How to get loans for an exhibition
October 28 2015
Picture: NYT
In the New York Times, Ronni Baer of the Museum of Fine Arts in Boston, explains how she has secured so many masterpieces for her exhibition “Class Distinctions: Dutch Painting in the Age of Rembrandt and Vermeer”:
“You can’t just have a gimmick, ‘paintings with animals,’ and expect to get their star works,” said Ronni Baer, senior curator of European paintings at the museum. Punctilious lenders, she added, “need to know you’re doing something serious to advance scholarship and not just another masterpiece show.” [...]
Unlike shows that focus on a single artist, or a genre like still lifes, the exhibition here showcases many hands, styles and subjects. As museumgoers travel from regal apartments to back-alley hovels, examining faces, places and objects rendered in keen detail, they experience the 17th-century equivalent of a social documentary.
“It is an excellent concept, yet one that has not been tried before,” said Norbert Middelkoop, paintings curator at the Amsterdam Museum, which provided two works ordinarily used to teach history and hierarchy to schoolchildren. “I think this will really strike a chord with American society.”
Ms. Baer, who has a doctorate in art history from the Institute of Fine Arts at New York University, persuaded the hard-to-crack Rijksmuseum, the premier art institution in the Netherlands, to contribute works by greats like Pieter de Hooch and Jan Steen and by others that had never been shown in America.
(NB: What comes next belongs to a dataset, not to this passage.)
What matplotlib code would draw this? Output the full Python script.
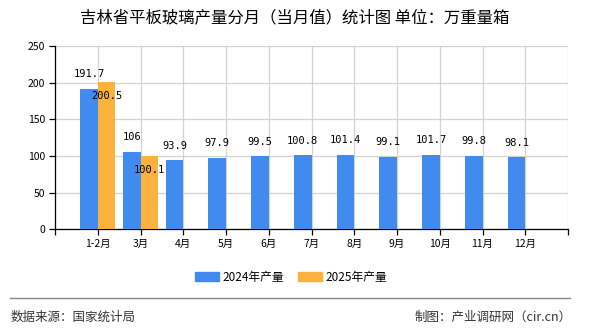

She has brought two of Vermeer’s 36 known works here — a great “get” for a city that has been bereft of its lone Vermeer, “The Concert,” since it was stolen in 1990 from the nearby Isabella Stewart Gardner Museum. [...]
To obtain an illuminating — and laudatory — canvas from the Amsterdam Museum, by an unknown artist, showing the rich distributing bread, peat and other alms to what they called the “deserving poor,” Ms. Baer arranged for her museum to share the cost of restoring a painting that depicts a town hall.
Impressive stuff. But it is a little disappointing that the process of securing laons has become so tortuous, with institutions needing to effectively be bribed with this or that quid pro quo.